England’s team may be earning enough money to buy a small island each, but the idea of being dropped or humiliated for the national team will still rankle, and we may yet see a decent performances in a white shirt from some of these players who have hitherto underperformed.
5. Getting your house in order
The FA have not, in recent years, been a particularly efficient or dynamic organisation. We’ve already touched on McClaren’s appointment, then there’s the Wembley financing debacle that was a millstone dragged behind the organisation since its inception, while in the majority of dealings with the Premier League, the FA has veered between toothless and negligent, often both. But as long as the game muddles through and England don’t fail completely and abjectly then there’s been no hunger for overhauls.
So, with England now failing completely and abjectly, it is, to borrow from Sir Trevor Brooking, the perfect time for root and branch review.

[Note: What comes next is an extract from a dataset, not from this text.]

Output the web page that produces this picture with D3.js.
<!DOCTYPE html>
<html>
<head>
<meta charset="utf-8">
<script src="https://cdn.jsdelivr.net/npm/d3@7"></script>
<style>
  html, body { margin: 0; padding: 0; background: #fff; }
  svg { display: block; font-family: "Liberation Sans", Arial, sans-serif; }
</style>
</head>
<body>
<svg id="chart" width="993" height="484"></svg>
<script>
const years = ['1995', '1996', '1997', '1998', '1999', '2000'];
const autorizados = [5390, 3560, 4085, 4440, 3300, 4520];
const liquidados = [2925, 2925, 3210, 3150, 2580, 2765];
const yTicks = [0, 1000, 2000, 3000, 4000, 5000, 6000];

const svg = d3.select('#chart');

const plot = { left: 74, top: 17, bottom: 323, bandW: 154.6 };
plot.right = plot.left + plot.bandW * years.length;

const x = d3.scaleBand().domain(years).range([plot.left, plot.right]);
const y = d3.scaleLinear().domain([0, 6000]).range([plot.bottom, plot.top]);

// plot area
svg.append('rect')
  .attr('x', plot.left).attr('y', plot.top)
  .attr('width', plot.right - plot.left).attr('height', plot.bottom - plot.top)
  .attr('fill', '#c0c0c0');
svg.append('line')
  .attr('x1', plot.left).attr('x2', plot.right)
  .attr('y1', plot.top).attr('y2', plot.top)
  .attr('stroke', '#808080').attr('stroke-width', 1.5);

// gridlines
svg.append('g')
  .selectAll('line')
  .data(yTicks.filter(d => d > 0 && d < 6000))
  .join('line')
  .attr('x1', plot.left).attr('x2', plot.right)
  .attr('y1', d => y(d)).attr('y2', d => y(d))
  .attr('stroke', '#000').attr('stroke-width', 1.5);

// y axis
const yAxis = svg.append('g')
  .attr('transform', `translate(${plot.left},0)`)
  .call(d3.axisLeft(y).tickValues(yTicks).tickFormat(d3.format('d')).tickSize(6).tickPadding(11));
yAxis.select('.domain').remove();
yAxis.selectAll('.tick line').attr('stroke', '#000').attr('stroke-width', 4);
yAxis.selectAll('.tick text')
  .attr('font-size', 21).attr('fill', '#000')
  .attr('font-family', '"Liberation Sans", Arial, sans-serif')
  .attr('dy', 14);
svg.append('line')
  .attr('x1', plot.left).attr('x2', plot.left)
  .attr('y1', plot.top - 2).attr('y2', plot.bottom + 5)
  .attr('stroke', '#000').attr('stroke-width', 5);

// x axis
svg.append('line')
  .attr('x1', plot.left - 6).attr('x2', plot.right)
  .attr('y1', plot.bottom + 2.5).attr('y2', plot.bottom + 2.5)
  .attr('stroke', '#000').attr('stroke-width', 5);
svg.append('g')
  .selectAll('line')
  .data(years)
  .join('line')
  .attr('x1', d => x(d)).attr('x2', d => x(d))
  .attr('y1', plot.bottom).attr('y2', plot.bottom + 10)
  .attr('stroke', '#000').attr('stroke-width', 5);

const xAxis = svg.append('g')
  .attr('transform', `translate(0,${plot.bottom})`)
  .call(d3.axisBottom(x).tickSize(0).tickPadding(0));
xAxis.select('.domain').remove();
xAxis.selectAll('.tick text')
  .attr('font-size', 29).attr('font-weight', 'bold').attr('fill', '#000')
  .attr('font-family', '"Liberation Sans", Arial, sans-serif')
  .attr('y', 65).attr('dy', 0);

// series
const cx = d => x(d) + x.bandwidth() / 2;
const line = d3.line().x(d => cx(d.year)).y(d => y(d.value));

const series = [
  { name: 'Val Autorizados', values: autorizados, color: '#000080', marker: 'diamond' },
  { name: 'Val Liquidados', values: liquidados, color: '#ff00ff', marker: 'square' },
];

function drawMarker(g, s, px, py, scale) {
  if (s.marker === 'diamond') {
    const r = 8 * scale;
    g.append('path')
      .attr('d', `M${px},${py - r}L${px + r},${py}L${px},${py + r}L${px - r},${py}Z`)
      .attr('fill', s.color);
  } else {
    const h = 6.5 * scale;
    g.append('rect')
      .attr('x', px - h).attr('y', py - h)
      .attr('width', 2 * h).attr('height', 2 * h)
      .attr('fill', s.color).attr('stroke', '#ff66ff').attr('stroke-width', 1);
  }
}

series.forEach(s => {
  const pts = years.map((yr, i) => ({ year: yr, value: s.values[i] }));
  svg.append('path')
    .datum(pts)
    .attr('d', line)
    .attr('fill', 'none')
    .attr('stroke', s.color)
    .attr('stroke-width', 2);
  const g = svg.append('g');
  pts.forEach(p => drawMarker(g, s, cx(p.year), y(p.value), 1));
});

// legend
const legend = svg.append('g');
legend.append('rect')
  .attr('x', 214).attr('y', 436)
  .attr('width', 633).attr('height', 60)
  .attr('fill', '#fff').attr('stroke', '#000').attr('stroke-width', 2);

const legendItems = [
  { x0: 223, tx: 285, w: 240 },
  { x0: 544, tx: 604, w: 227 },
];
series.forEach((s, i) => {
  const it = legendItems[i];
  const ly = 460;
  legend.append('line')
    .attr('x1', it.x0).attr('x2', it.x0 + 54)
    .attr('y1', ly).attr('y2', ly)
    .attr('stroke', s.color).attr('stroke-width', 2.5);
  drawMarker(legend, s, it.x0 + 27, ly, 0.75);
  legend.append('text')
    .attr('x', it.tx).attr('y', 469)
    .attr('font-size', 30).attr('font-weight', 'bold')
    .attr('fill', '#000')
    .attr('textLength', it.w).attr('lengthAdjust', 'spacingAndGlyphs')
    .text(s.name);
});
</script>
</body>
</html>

With a good deal of the ire towards England’s failure to qualify directed at Soho Square, the inevitable period of reflection will hopefully shake out any complacency within the organisation as they look to go some way to restoring English pride.
Already, we’ve seen the FA refuse to roll over for Game 39 (although there will be several more battles over this to come), revive Burton, and generally start sounding like a body that wants success rather than one that is reluctant to change. Capello, also, is not the kind of man to accept mediocrity.
With the FA putting serious effort into bidding for the 2018 Word Cup, it will not look good if the national team struggles to make major tournaments.
But, heaven knows we’re still miserable now
England’s revival could still be thwarted, though, if the misery and sulking that has accompanied the failure to qualify continues and lapses way beyond what could be described as reasonable self-indulgence.
Watching the press and fan reaction over this past month is somewhat akin to a man who’s been dumped by a woman wholly unsuitable for him, yet refuses to acknowledge any problems in the relationship. Ahmed’s already noted the anti-England rants, while the collective roundup of wallowing self-pity mixed with stubborn arrogance reached its nauseating climax in the British press following Spain’s victory.
The English media needs to accept that England simply weren’t good enough to get to Vienna and Basle, and stop being stunned that a country that produces the so called ‘best league in the world’ doesn’t have a God-given right to turn up at every major finals, or to beat every team it plays. We have the same attitude to the Eurovision song contest, and look how well we’ve done there in recent years.
It may be too much to ask that the mass hysteria that surrounds the English football team can be abandoned because of their failure to reach Euro 2008, but it may yet temper expectations into something more realistic and sensible, if no less passionate. Combined with the above, it could turn England into a lean, mean, hungry force on the pitch backed by fans who don’t start booing the minute the team try a bit of patient build-up play rather than lump it up front.
2010 may be a bit early for the changes to take effect, but come 2012, England could be a real force. Earlier this month a friend of mine described England’s non-attendence at Euro 2008 as “a disaster”. With respect to said friend, it is anything but, and could just be the catalyst for English success in subsequent tournaments.